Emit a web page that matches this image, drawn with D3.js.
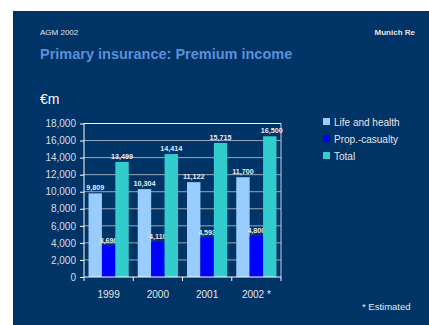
<!DOCTYPE html>
<meta charset="utf-8">
<style>
body { margin: 0; background: #fff; }
text { font-family: "Liberation Sans", Arial, sans-serif; }
</style>
<body>
<script src="https://d3js.org/d3.v7.min.js"></script>
<script>
var years = ["1999", "2000", "2001", "2002 *"];
var series = ["Life and health", "Prop.-casualty", "Total"];
var life = [9809, 10304, 11122, 11700];
var prop = [3690, 4110, 4593, 4800];
var total = [13499, 14414, 15715, 16500];
var yTicks = [0, 2000, 4000, 6000, 8000, 10000, 12000, 14000, 16000, 18000];
var colors = ["#99ccff", "#0000ff", "#33cccc"];

var W = 429, H = 325;
var svg = d3.select("body").append("svg").attr("width", W).attr("height", H);

// slide background
svg.append("rect").attr("x", 13).attr("y", 11).attr("width", W - 13).attr("height", H - 11).attr("fill", "#003366");

svg.append("text").attr("x", 40).attr("y", 35).attr("font-size", 8).attr("fill", "#e6e6e6").text("AGM 2002");
svg.append("text").attr("x", 415).attr("y", 35).attr("text-anchor", "end").attr("font-size", 8).attr("font-weight", "bold").attr("fill", "#e6e6e6").text("Munich Re");
svg.append("text").attr("x", 40).attr("y", 59).attr("font-size", 14.5).attr("font-weight", "bold").attr("fill", "#5b91d8").text("Primary insurance: Premium income");
svg.append("text").attr("x", 40).attr("y", 104).attr("font-size", 14).attr("fill", "#ffffff").text("€m");

var plotL = 84, plotR = 281, plotT = 123.5, plotB = 277;
var x = d3.scaleBand().domain(years).range([plotL, plotR]).paddingInner(0).paddingOuter(0);
var y = d3.scaleLinear().domain([0, 18000]).range([plotB, plotT]);
var xs = d3.scaleBand().domain(series).range([4.5, x.bandwidth() - 4.5]).padding(0);

var g = svg.append("g");

// gridlines
g.selectAll(".grid").data(yTicks.slice(1, -1)).enter().append("line")
  .attr("x1", plotL).attr("x2", plotR)
  .attr("y1", function(d){ return y(d); }).attr("y2", function(d){ return y(d); })
  .attr("stroke", "#9aa8bc").attr("stroke-width", 1);
g.append("line").attr("x1", plotL).attr("x2", plotR).attr("y1", plotT).attr("y2", plotT).attr("stroke", "#ffffff");
g.append("line").attr("x1", plotR).attr("x2", plotR).attr("y1", plotT).attr("y2", plotB).attr("stroke", "#c8d0dc");

var vals = [life, prop, total];
years.forEach(function(yr, i) {
  series.forEach(function(s, k) {
    var v = vals[k][i];
    var bx = x(yr) + xs(s);
    g.append("rect").attr("x", bx).attr("y", y(v)).attr("width", xs.bandwidth()).attr("height", plotB - y(v)).attr("fill", colors[k]);
    g.append("text").attr("x", bx + xs.bandwidth() / 2 + (k == 2 && i == 3 ? 2 : 0)).attr("y", y(v) - 3)
      .attr("text-anchor", "middle").attr("font-size", 7.2).attr("font-weight", "bold").attr("fill", "#e8ecf2")
      .text(d3.format(",")(v));
  });
});

// y axis
var ya = svg.append("g").attr("transform", "translate(" + plotL + ",0)")
  .call(d3.axisLeft(y).tickValues(yTicks).tickFormat(d3.format(",")).tickSize(4).tickPadding(4));
ya.select(".domain").attr("stroke", "#ffffff").attr("d", "M0," + plotB + "V" + plotT);
ya.selectAll(".tick line").attr("stroke", "#ffffff");
ya.selectAll("text").attr("font-size", 10).attr("fill", "#d8dde6").style("font-family", "Liberation Sans, Arial, sans-serif");

// x axis
var xa = svg.append("g").attr("transform", "translate(0," + plotB + ")")
  .call(d3.axisBottom(x).tickSize(0).tickPadding(14));
xa.select(".domain").attr("stroke", "#ffffff").attr("d", "M" + plotL + ",0H" + plotR);
xa.selectAll("text").attr("font-size", 10).attr("fill", "#e6e6e6").style("font-family", "Liberation Sans, Arial, sans-serif");
xa.selectAll(".sep").data(d3.range(years.length + 1)).enter().append("line")
  .attr("x1", function(d){ return plotL + d * x.bandwidth(); }).attr("x2", function(d){ return plotL + d * x.bandwidth(); })
  .attr("y1", 0).attr("y2", 4).attr("stroke", "#ffffff");

// legend
var lg = svg.append("g");
series.forEach(function(s, k) {
  var ly = 126 + k * 17;
  lg.append("rect").attr("x", 323).attr("y", ly - 8).attr("width", 7).attr("height", 7).attr("fill", colors[k]);
  lg.append("text").attr("x", 334).attr("y", ly).attr("font-size", 10).attr("fill", "#e6e6e6").text(s);
});

svg.append("text").attr("x", 362).attr("y", 310).attr("font-size", 9.5).attr("fill", "#e6e6e6").text("* Estimated");
</script>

Short problem>
Transcribe the full listing above exactly as it stands, minus the pictures.

Written response>
Emit a web page that matches this image, drawn with D3.js.
<!DOCTYPE html>
<meta charset="utf-8">
<style>
body { margin: 0; background: #fff; }
text { font-family: "Liberation Sans", Arial, sans-serif; }
</style>
<body>
<script src="https://d3js.org/d3.v7.min.js"></script>
<script>
var years = ["1999", "2000", "2001", "2002 *"];
var series = ["Life and health", "Prop.-casualty", "Total"];
var life = [9809, 10304, 11122, 11700];
var prop = [3690, 4110, 4593, 4800];
var total = [13499, 14414, 15715, 16500];
var yTicks = [0, 2000, 4000, 6000, 8000, 10000, 12000, 14000, 16000, 18000];
var colors = ["#99ccff", "#0000ff", "#33cccc"];

var W = 429, H = 325;
var svg = d3.select("body").append("svg").attr("width", W).attr("height", H);

// slide background
svg.append("rect").attr("x", 13).attr("y", 11).attr("width", W - 13).attr("height", H - 11).attr("fill", "#003366");

svg.append("text").attr("x", 40).attr("y", 35).attr("font-size", 8).attr("fill", "#e6e6e6").text("AGM 2002");
svg.append("text").attr("x", 415).attr("y", 35).attr("text-anchor", "end").attr("font-size", 8).attr("font-weight", "bold").attr("fill", "#e6e6e6").text("Munich Re");
svg.append("text").attr("x", 40).attr("y", 59).attr("font-size", 14.5).attr("font-weight", "bold").attr("fill", "#5b91d8").text("Primary insurance: Premium income");
svg.append("text").attr("x", 40).attr("y", 104).attr("font-size", 14).attr("fill", "#ffffff").text("€m");

var plotL = 84, plotR = 281, plotT = 123.5, plotB = 277;
var x = d3.scaleBand().domain(years).range([plotL, plotR]).paddingInner(0).paddingOuter(0);
var y = d3.scaleLinear().domain([0, 18000]).range([plotB, plotT]);
var xs = d3.scaleBand().domain(series).range([4.5, x.bandwidth() - 4.5]).padding(0);

var g = svg.append("g");

// gridlines
g.selectAll(".grid").data(yTicks.slice(1, -1)).enter().append("line")
  .attr("x1", plotL).attr("x2", plotR)
  .attr("y1", function(d){ return y(d); }).attr("y2", function(d){ return y(d); })
  .attr("stroke", "#9aa8bc").attr("stroke-width", 1);
g.append("line").attr("x1", plotL).attr("x2", plotR).attr("y1", plotT).attr("y2", plotT).attr("stroke", "#ffffff");
g.append("line").attr("x1", plotR).attr("x2", plotR).attr("y1", plotT).attr("y2", plotB).attr("stroke", "#c8d0dc");

var vals = [life, prop, total];
years.forEach(function(yr, i) {
  series.forEach(function(s, k) {
    var v = vals[k][i];
    var bx = x(yr) + xs(s);
    g.append("rect").attr("x", bx).attr("y", y(v)).attr("width", xs.bandwidth()).attr("height", plotB - y(v)).attr("fill", colors[k]);
    g.append("text").attr("x", bx + xs.bandwidth() / 2 + (k == 2 && i == 3 ? 2 : 0)).attr("y", y(v) - 3)
      .attr("text-anchor", "middle").attr("font-size", 7.2).attr("font-weight", "bold").attr("fill", "#e8ecf2")
      .text(d3.format(",")(v));
  });
});

// y axis
var ya = svg.append("g").attr("transform", "translate(" + plotL + ",0)")
  .call(d3.axisLeft(y).tickValues(yTicks).tickFormat(d3.format(",")).tickSize(4).tickPadding(4));
ya.select(".domain").attr("stroke", "#ffffff").attr("d", "M0," + plotB + "V" + plotT);
ya.selectAll(".tick line").attr("stroke", "#ffffff");
ya.selectAll("text").attr("font-size", 10).attr("fill", "#d8dde6").style("font-family", "Liberation Sans, Arial, sans-serif");

// x axis
var xa = svg.append("g").attr("transform", "translate(0," + plotB + ")")
  .call(d3.axisBottom(x).tickSize(0).tickPadding(14));
xa.select(".domain").attr("stroke", "#ffffff").attr("d", "M" + plotL + ",0H" + plotR);
xa.selectAll("text").attr("font-size", 10).attr("fill", "#e6e6e6").style("font-family", "Liberation Sans, Arial, sans-serif");
xa.selectAll(".sep").data(d3.range(years.length + 1)).enter().append("line")
  .attr("x1", function(d){ return plotL + d * x.bandwidth(); }).attr("x2", function(d){ return plotL + d * x.bandwidth(); })
  .attr("y1", 0).attr("y2", 4).attr("stroke", "#ffffff");

// legend
var lg = svg.append("g");
series.forEach(function(s, k) {
  var ly = 126 + k * 17;
  lg.append("rect").attr("x", 323).attr("y", ly - 8).attr("width", 7).attr("height", 7).attr("fill", colors[k]);
  lg.append("text").attr("x", 334).attr("y", ly).attr("font-size", 10).attr("fill", "#e6e6e6").text(s);
});

svg.append("text").attr("x", 362).attr("y", 310).attr("font-size", 9.5).attr("fill", "#e6e6e6").text("* Estimated");
</script>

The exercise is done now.